A devout Roman Catholic, Gubay made headlines in 2010 when he used 98% of his fortune, some £470m, to start a charitable foundation. He also revealed that as a young man he made a pact with God to hand over half his fortune to the Church if he ever became rich.
“One Saturday, I didn’t know where the next penny was coming from and I lay on my bed and I had this conversation with God,” he told RTE in 2009. “I said ‘God, help me and whatever I make over the years of my life, when I die, half will go to the church’.
In recognition of his generosity, he was made a papal Knight Commander with Star of the Sacred Equestrian Order of St Gregory the Great by Pope Benedict XVI in 2011.

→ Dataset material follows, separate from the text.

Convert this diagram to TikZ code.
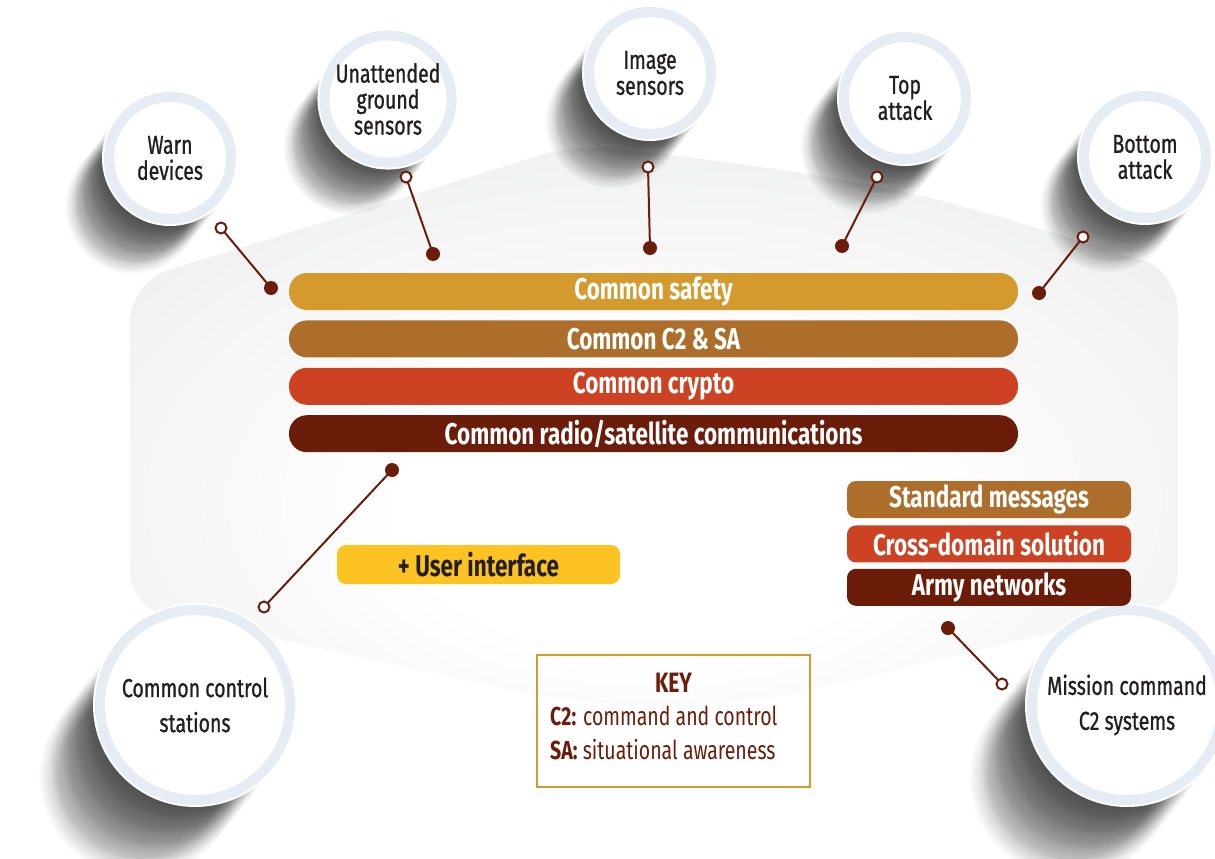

His business, the Derwent Group, said: “It is with the greatest sadness that we have to announce the death of our founder Albert Gubay on 5 January 2015. He had been ill for some time, but happily his close family were with him at the end. In due course more information will be supplied regarding his life, his legacy and the future of The Derwent Group, but for now all our thoughts are with his wife Carmel, his children and grandchildren.”
Born in Rhyl to an Irish mother and Iraqi Jewish father, Gubay started off selling sugar-free confectionery amid rationing following the Second World War. He set up Value Foods in Prestatyn in 1959 before founding Kwik Save in 1965. He went on to sell the supermarket chain for £14 million in 1973.
He then founded the Total Fitness network of gyms, which he sold in 2004 for £70m, and focused on building a property empire, largely in the North of England.
His charitable foundation will generate at least £20m every year to good causes.